== Task details ==
Wherever the string "that" appears, copy the whole line.

--- Begin Available data ---

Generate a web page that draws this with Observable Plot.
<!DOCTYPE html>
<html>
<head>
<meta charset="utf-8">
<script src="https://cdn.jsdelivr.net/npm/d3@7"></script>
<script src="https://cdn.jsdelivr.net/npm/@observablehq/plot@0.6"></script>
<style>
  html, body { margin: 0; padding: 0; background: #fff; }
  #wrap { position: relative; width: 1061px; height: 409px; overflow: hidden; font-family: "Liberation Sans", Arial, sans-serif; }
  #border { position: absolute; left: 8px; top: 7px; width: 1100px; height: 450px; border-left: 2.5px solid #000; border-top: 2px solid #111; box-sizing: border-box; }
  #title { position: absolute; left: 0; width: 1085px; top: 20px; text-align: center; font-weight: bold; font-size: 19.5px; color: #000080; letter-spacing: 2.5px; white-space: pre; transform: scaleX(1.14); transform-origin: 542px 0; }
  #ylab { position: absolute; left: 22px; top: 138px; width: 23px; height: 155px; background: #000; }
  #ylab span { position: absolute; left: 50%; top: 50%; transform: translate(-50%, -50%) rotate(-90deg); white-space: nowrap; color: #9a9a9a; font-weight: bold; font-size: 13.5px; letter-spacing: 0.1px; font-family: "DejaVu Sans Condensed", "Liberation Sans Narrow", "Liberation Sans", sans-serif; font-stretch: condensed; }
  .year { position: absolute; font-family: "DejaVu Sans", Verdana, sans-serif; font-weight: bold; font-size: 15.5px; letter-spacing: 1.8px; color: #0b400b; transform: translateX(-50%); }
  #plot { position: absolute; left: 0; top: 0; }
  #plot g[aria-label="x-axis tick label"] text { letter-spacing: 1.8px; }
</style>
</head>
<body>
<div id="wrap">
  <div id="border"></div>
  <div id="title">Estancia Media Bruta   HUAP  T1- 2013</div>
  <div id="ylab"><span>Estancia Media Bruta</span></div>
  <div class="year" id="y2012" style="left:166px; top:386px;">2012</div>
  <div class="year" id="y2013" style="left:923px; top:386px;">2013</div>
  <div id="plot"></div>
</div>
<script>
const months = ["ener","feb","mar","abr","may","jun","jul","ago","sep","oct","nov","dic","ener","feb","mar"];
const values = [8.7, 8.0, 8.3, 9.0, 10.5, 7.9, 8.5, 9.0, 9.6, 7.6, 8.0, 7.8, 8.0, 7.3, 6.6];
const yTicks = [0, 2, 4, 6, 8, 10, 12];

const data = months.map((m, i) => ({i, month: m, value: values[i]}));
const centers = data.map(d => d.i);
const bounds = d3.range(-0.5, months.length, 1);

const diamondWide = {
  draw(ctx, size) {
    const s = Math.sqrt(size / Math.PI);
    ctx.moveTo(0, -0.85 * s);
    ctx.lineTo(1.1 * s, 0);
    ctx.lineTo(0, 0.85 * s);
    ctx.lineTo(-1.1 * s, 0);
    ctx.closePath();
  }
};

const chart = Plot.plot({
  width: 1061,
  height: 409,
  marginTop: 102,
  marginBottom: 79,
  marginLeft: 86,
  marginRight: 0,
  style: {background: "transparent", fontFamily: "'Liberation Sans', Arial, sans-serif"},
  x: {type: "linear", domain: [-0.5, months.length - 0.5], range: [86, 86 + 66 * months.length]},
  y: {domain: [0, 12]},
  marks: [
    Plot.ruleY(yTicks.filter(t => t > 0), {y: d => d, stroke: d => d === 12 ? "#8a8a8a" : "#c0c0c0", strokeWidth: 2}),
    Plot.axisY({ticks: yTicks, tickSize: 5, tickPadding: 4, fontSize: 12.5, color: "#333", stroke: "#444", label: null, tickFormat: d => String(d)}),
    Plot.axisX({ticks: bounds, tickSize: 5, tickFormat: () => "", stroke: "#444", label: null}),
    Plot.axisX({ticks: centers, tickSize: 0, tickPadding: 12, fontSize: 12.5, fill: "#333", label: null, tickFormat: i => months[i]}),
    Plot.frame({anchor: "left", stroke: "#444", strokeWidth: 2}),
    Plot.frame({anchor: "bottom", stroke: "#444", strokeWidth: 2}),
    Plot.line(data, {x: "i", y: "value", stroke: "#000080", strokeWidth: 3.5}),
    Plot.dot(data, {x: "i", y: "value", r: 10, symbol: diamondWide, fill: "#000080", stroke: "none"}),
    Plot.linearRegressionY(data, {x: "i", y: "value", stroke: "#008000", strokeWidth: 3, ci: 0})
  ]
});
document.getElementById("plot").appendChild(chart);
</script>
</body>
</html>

--- End Available data ---
--- Begin Available data ---

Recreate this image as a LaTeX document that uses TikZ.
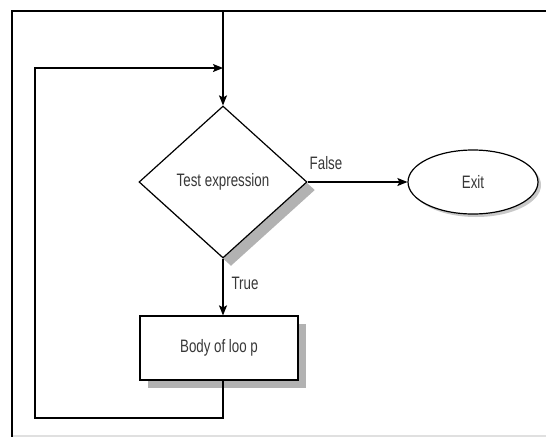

--- End Available data ---
--- Begin Available data ---

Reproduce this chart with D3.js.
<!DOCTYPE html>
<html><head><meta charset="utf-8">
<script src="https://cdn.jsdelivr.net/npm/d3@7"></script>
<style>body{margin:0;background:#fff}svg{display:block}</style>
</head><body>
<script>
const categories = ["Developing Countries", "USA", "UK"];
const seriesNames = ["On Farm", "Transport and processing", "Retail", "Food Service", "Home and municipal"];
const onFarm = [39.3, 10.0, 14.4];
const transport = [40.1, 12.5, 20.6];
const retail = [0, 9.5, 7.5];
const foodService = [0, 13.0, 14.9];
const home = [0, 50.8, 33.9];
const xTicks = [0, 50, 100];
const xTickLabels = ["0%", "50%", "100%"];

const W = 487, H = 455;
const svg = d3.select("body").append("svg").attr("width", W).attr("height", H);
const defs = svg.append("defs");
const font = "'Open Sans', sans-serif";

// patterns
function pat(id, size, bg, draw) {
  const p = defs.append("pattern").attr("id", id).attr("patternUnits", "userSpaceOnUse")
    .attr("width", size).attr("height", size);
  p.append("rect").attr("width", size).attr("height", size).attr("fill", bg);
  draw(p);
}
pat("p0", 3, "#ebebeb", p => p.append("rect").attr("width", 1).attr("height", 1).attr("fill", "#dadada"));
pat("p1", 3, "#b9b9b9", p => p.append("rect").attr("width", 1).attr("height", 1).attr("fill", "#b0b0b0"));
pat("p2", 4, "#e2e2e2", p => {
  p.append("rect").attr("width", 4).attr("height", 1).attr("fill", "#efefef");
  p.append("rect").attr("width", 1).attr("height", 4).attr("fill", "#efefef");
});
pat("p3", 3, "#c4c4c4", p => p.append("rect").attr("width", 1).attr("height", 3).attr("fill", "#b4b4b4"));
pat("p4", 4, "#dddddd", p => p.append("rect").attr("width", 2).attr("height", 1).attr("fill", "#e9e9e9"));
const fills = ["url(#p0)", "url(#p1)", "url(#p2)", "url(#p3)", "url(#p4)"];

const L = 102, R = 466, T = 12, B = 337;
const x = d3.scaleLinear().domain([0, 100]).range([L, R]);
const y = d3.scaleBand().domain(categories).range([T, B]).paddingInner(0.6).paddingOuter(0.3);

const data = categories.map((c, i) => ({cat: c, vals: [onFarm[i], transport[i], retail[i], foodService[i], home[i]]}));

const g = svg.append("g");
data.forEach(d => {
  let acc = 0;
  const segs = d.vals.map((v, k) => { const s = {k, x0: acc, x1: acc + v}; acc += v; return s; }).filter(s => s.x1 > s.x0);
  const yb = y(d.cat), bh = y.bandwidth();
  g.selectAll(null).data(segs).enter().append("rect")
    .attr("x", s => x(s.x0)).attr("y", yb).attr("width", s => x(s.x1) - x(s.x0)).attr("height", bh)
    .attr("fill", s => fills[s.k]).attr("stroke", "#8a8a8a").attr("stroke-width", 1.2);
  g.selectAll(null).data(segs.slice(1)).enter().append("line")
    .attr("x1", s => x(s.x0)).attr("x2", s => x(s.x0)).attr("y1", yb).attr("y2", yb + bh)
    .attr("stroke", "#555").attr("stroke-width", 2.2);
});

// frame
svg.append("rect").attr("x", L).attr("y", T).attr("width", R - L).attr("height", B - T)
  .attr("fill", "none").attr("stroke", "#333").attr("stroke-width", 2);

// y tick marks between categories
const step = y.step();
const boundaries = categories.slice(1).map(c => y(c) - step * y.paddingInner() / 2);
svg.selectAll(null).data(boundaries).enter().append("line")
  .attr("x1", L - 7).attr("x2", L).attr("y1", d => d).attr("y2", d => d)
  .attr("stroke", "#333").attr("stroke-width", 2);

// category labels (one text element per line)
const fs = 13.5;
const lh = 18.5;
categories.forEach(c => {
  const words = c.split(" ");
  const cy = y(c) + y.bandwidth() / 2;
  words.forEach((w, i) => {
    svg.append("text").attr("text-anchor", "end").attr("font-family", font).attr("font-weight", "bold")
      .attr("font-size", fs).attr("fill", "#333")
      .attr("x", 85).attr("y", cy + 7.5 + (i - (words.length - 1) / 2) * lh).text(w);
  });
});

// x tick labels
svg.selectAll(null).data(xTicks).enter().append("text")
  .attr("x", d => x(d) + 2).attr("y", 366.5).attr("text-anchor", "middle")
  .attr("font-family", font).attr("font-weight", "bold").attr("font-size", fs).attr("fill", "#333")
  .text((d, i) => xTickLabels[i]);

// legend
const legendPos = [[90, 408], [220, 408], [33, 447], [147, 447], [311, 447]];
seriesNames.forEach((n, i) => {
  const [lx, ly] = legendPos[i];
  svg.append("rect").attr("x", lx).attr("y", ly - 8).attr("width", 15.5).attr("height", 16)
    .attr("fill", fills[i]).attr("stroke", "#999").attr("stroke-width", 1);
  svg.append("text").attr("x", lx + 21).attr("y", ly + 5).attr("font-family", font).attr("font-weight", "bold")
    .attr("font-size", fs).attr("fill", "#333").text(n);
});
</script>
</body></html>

--- End Available data ---

== Completed task ==
Generate a web page that draws this with Observable Plot.
Recreate this image as a LaTeX document that uses TikZ.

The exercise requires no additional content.